L’atmosfera è comunque suggestiva, a differenza di altri luoghi sacri persi nei monti non si respira sacralità, non si percepisce una strana sensazione di soggezione (la piccolezza dell’uomo dinanzi al divino). Cresce la curiosità, ma il sapere che li, dietro quelle porte chiuse c’è altro, ancora in evoluzione, dona al luogo un senso di contemporaneità che ne riduce il fascino storico. La sua bellezza è, infatti, altra. E’ una rinascita, un qualcosa che domani sarà storia, che farà sentire piccoli, dinanzi a Dio, altre generazioni. E’ bello, percettibile, ma destinato a creare la pelle d’oca in là nel tempo.
Panorama su Mondello e l’Addaura
Lasciandoci alle spalle il faro con i suoi decori, un po’ delusi dal non aver potuto ammirare gli interni e di non aver incontrato l’eremita, ci dirigiamo nuovamente verso l’inizio del sentierino in terra battuta.

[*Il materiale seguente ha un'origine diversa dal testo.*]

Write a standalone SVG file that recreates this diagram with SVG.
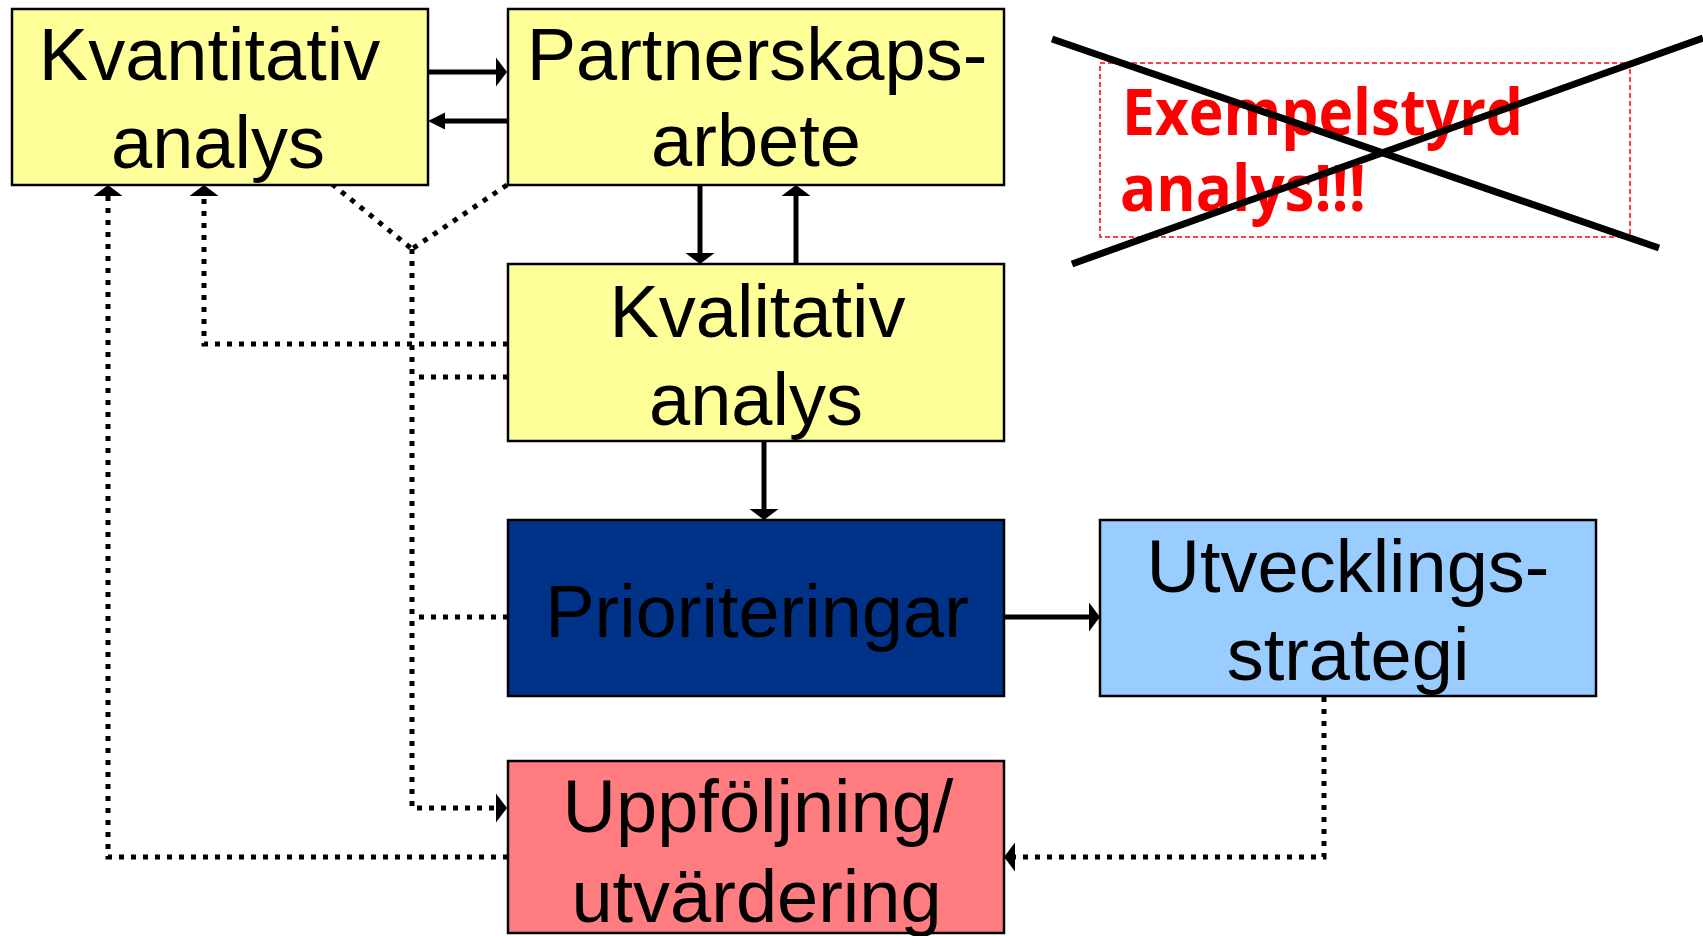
<svg xmlns="http://www.w3.org/2000/svg" width="1703" height="936" viewBox="0 0 1703 936">
  <defs>
    <style>
      .box { stroke: #000; stroke-width: 2.5; }
      .lbl { font-family: "Liberation Sans", Arial, sans-serif; font-size: 74px; fill: #000; text-anchor: middle; }
      .solid { fill: none; stroke: #000; stroke-width: 5; }
      .dot { fill: none; stroke: #000; stroke-width: 5; stroke-dasharray: 5 7; }
      .warn { font-family: "Open Sans", "Liberation Sans", sans-serif; font-weight: 700; font-size: 64px; fill: #FF0000; }
    </style>
    <marker id="ah" markerUnits="userSpaceOnUse" markerWidth="12" markerHeight="30" refX="0" refY="14.5" orient="auto" overflow="visible">
      <path d="M0,0 L11,14.5 L0,29 Z" fill="#000"/>
    </marker>
    <marker id="ahs" markerUnits="userSpaceOnUse" markerWidth="18" markerHeight="18" refX="0" refY="8.5" orient="auto" overflow="visible">
      <path d="M0,0 L17,8.5 L0,17 Z" fill="#000"/>
    </marker>
  </defs>
  <rect width="1703" height="936" fill="#fff"/>

  <g id="connectors">
    <path class="solid" d="M428,72 H496" marker-end="url(#ah)"/>
    <path class="solid" d="M507,121 H445" marker-end="url(#ahs)"/>
    <path class="solid" d="M700,185 V253" marker-end="url(#ah)"/>
    <path class="solid" d="M796,264 V196" marker-end="url(#ah)"/>
    <path class="solid" d="M764,441 V509" marker-end="url(#ah)"/>
    <path class="solid" d="M1004,617 H1089" marker-end="url(#ah)"/>

    <path class="dot" d="M508,857 H108 V196" marker-end="url(#ah)"/>
    <path class="dot" d="M508,344 H204 V196" marker-end="url(#ah)"/>
    <path class="dot" d="M412,249 V808 H496" marker-end="url(#ah)"/>
    <path class="dot" d="M508,377 H412"/>
    <path class="dot" d="M508,617 H412"/>
    <path class="dot" d="M332,184 L412,249"/>
    <path class="dot" d="M507,185 L412,249"/>
    <path class="dot" d="M1324,697 V857 H1015" marker-end="url(#ah)"/>
  </g>

  <g id="kvantitativ">
    <rect class="box" x="12" y="9" width="416" height="176" fill="#FFFF99"/>
    <text class="lbl" x="209.5" y="80">Kvantitativ</text>
    <text class="lbl" x="218" y="168">analys</text>
  </g>

  <g id="partnerskap">
    <rect class="box" x="508" y="9" width="496" height="176" fill="#FFFF99"/>
    <text class="lbl" x="757" y="80">Partnerskaps-</text>
    <text class="lbl" x="756" y="166">arbete</text>
  </g>

  <g id="kvalitativ">
    <rect class="box" x="508" y="264" width="496" height="177" fill="#FFFF99"/>
    <text class="lbl" x="757.5" y="337">Kvalitativ</text>
    <text class="lbl" x="756" y="425">analys</text>
  </g>

  <g id="prioriteringar">
    <rect class="box" x="508" y="520" width="496" height="176" fill="#003388"/>
    <text class="lbl" x="757" y="637">Prioriteringar</text>
  </g>

  <g id="utvecklingsstrategi">
    <rect class="box" x="1100" y="520" width="496" height="176" fill="#99CCFF"/>
    <text class="lbl" x="1348" y="592">Utvecklings-</text>
    <text class="lbl" x="1348" y="680">strategi</text>
  </g>

  <g id="uppfoljning">
    <rect class="box" x="508" y="761" width="496" height="172" fill="#FF7C80"/>
    <text class="lbl" x="758" y="832">Uppföljning/</text>
    <text class="lbl" x="756.5" y="922">utvärdering</text>
  </g>

  <g id="exempelstyrd">
    <rect x="1100" y="63" width="530" height="174" fill="none" stroke="#FF0000" stroke-width="1.5" stroke-dasharray="5 3"/>
    <text class="warn" x="1122" y="135" textLength="401" lengthAdjust="spacingAndGlyphs">Exempelstyrd</text>
    <text class="warn" x="1120" y="211" textLength="246" lengthAdjust="spacingAndGlyphs">analys!!!</text>
    <line x1="1052" y1="39" x2="1659" y2="248" stroke="#000" stroke-width="7"/>
    <line x1="1072" y1="264" x2="1703" y2="38" stroke="#000" stroke-width="7"/>
  </g>
</svg>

Qui, stavolta, voltiamo a sinistra (proseguire diritto se si proviene dal sentiero in salita) e passeggiamo tra la natura fino a voltare a destra, su un percorso che punta verso il basso.
In fondo c’è Mondello, si perde lo sguardo tra il blu del mare, l’Addaura e la città. C’è, nello sguardo uno strano contrasto: il mare, la spensieratezza della spiaggia, i monti verdi tinti dal sole e il cemento dello Zen. La città si fonde in quartieri e realtà diverse, così vicine, eppure così lontane.
Ci fermiamo ammaliati dal panorama. Consumiamo un pasto frugale, respirando a pieni polmoni l’aria del mare trasportata dal vento. Il sole ci scalda. In un attimo siamo a Palermo, ma persi in una dimensione alternativa. Non ci sono auto, non c’è rumore del traffico, non c’è l’aria arroventata dall’asfalto. Ci sono api, fiori, ginestre, mirto, profumo di terra, gli occhi si bagnano nel blu e nel verde, la serenità fa da coperta.
Sazi di tanta bellezza, ci rimettiamo sui nostri passi.
Lungo la strada del ritorno a valle incontriamo altri avventori che puntano al Semaforo dell’Eremita. C’è un via vai di escursionisti interessante: inizia a diffondersi la voglia di scoprire una città diversa!
Siamo felici, una passeggiata in città, ma in piena natura. Qualcosa di bello, un’esperienza da fare, sia se si è palermitani, sia se si è turisti nella città rosa-nero.